Do you really think Campbell would be so cowardly?

 


Talking of cowardly and as I said at MY start, when a paid commentator drags up the serious decisions someone was involved in in their past and makes such right-on populist 'I'm a pacifist' fist shape (from a distance) you OWE it to your post to say what you would prefer to be the status-quo in Iraw now.

So do it.

Don't exploit many many dead people to abuse someone with, that makes you the user.

Eeebygum

09/02/2012 - 03:17


Scroll down to the chapter re Effects and that titled Estimates of Deaths
en.wikipedia.org/wiki/Sanctions_against_Iraq    




before you think of answering the question you so conveniently pretended does not exist when you made your personalised popuylist crappy comment.

09/02/2012 - 03:21

I do think he'd be that cowardly, yes. But I'll give you the benefit of the doubt.

The lack of a logical pretext for war (no WMDs) makes it an illegal invasion no matter what the regime is like now. Even if the regime were better now (which it arguably isn't), the pretext was false, a lie, based on manipulated figures. That's the key issue. Everything else is moot. Moot!

Iraqi civilian deaths pre-war were in the millions chiefly because of the UN sanctions, which were savage and hit the people hardest. So the British government and he UN have been relentless in their campaign against Iraq from day one, starving civilians then bombing them.

Regime change means Iraq is now part of the world bank, and a few generations of Iraqis (and British soldiers) died for that prolonged and cynical grab. Alastair Campbell played a part in these events. And that is where I'm coming from. You are welcome to disagree, but trying to force me into comparing the two regimes is just stupid.

 

As for me exploiting dead Iraqis - that's a joke. You're defending the indefensible from where I'm standing. Which is apparently a completely different planet from yourself.

 

I genuinely do have to go and review something else now.

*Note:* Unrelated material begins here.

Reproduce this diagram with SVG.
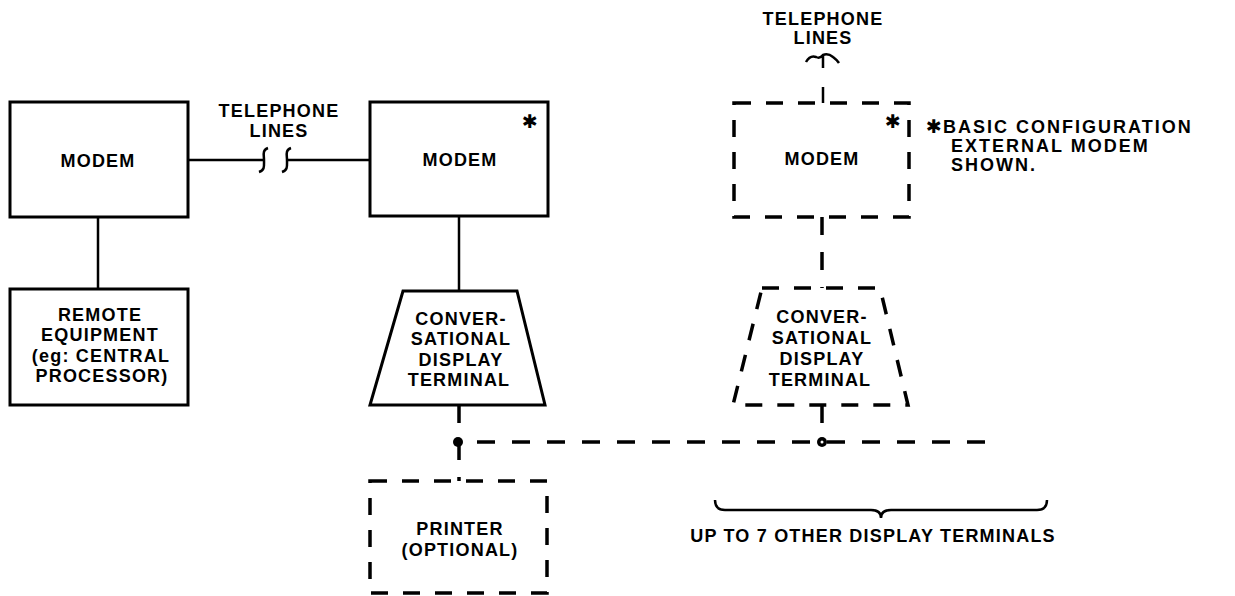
<svg xmlns="http://www.w3.org/2000/svg" width="1235" height="596" viewBox="0 0 1235 596">
<style>
.solid{fill:none;stroke:#000;stroke-width:3;stroke-linejoin:miter}
.dash{fill:none;stroke:#000;stroke-width:3.5;stroke-dasharray:17 15}
.ln{fill:none;stroke:#000;stroke-width:2.5}
.dl{fill:none;stroke:#000;stroke-width:3.5;stroke-dasharray:18 17}
text{font-family:"Liberation Sans",Arial,sans-serif;font-weight:bold;font-size:18px;letter-spacing:1.2px;fill:#000;text-anchor:middle}
.st{text-anchor:start;letter-spacing:2px}
.ast{font-family:"DejaVu Sans",sans-serif;font-size:19px;letter-spacing:0}
</style>
<rect width="1235" height="596" fill="#fff"/>
<g id="connectors">
<path class="ln" d="M188 160 H263"/>
<path class="ln" d="M268 148 C262 150 264 155 264 160 C264 166 265 170 259 172"/>
<path class="ln" d="M291 148 C285 150 287 155 287 160 C287 166 288 170 282 172"/>
<path class="ln" d="M287 160 H370"/>
<path class="ln" d="M98 217 V289"/>
<path class="ln" d="M459 216 V291"/>
<path class="ln" d="M806 62 Q810 55 816 57 Q820 59 823 55 Q828 53 833 57 Q837 60 839 63 M823 56 V68"/>
<path class="ln" d="M823 87 V103"/>
<path class="dl" d="M822 217 V288"/>
<path class="dl" d="M822 405 V442"/>
<path class="dl" d="M459 405 V442"/>
<path class="dl" d="M459 442 V481"/>
<path class="dl" d="M985 442 H459"/>
<circle cx="458" cy="442" r="5" fill="#000"/>
<circle cx="822" cy="442" r="5" fill="#000"/>
<circle cx="822" cy="442" r="1.5" fill="#fff"/>
</g>
<g id="telephone-left">
<text x="279" y="117">TELEPHONE</text>
<text x="279" y="137">LINES</text>
</g>
<g id="telephone-right">
<text x="823" y="25">TELEPHONE</text>
<text x="823" y="44">LINES</text>
</g>
<g id="modem-left">
<rect class="solid" x="10" y="102" width="178" height="115"/>
<text x="98" y="167">MODEM</text>
</g>
<g id="remote-equipment">
<rect class="solid" x="10" y="289" width="178" height="116"/>
<text x="100" y="321">REMOTE</text>
<text x="100" y="341">EQUIPMENT</text>
<text x="101" y="362">(eg: CENTRAL</text>
<text x="102" y="382">PROCESSOR)</text>
</g>
<g id="modem-middle">
<rect class="solid" x="370" y="102" width="178" height="114"/>
<text class="ast" x="530" y="128">✱</text>
<text x="460" y="166">MODEM</text>
</g>
<g id="terminal-middle">
<path class="solid" d="M403 291 H517 L545 405 H370 Z"/>
<text x="461" y="325">CONVER-</text>
<text x="461" y="345">SATIONAL</text>
<text x="461" y="366">DISPLAY</text>
<text x="459" y="386">TERMINAL</text>
</g>
<g id="printer">
<rect class="dash" x="370" y="481" width="177" height="112"/>
<text x="460" y="535">PRINTER</text>
<text x="460" y="556">(OPTIONAL)</text>
</g>
<g id="modem-right">
<rect class="dash" x="734" y="103" width="175" height="114"/>
<text class="ast" x="893" y="128">✱</text>
<text x="822" y="165">MODEM</text>
</g>
<g id="terminal-right">
<path class="dash" d="M762 288 H880 L908 405 H733 Z"/>
<text x="822" y="323">CONVER-</text>
<text x="822" y="344">SATIONAL</text>
<text x="822" y="365">DISPLAY</text>
<text x="820" y="386">TERMINAL</text>
</g>
<g id="footnote">
<text class="ast" x="934" y="133">✱</text>
<text class="st" x="943" y="133">BASIC CONFIGURATION</text>
<text class="st" x="951" y="152">EXTERNAL MODEM</text>
<text class="st" x="951" y="171">SHOWN.</text>
</g>
<g id="others">
<path class="ln" d="M715 500 Q715 510 725 510 H871 Q881 510 881 518 Q881 510 891 510 H1037 Q1047 510 1047 500"/>
<text x="873" y="542">UP TO 7 OTHER DISPLAY TERMINALS</text>
</g>
</svg>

Enjoyed the sparring.

09/02/2012 - 03:23

There's the problem, Mr. Bygum. You think Wikipedia is a legitimate source for political data. You probably think the BBC is too. Oops.

Hoisted by his own petard!

Eeebygum

09/02/2012 - 03:26

Let me know a source that could be linked here so easily and do bogoff but instead of going to watch some other silly TV programme why not correct Wiki if you know it to be wrong?


It's all THAT easy.

Eeebygum

09/02/2012 - 03:30


LOL re your " lack of a logical pretext for war (no WMDs)".


You must think it was AOK then that those he and Chimcal Ali hid inside thousands of his own people ?

No scarpering off and avoiding the issue. 

Admit you feel easy about exploiting dead people to find a way of insulting someone.  How very very pathetic and sad.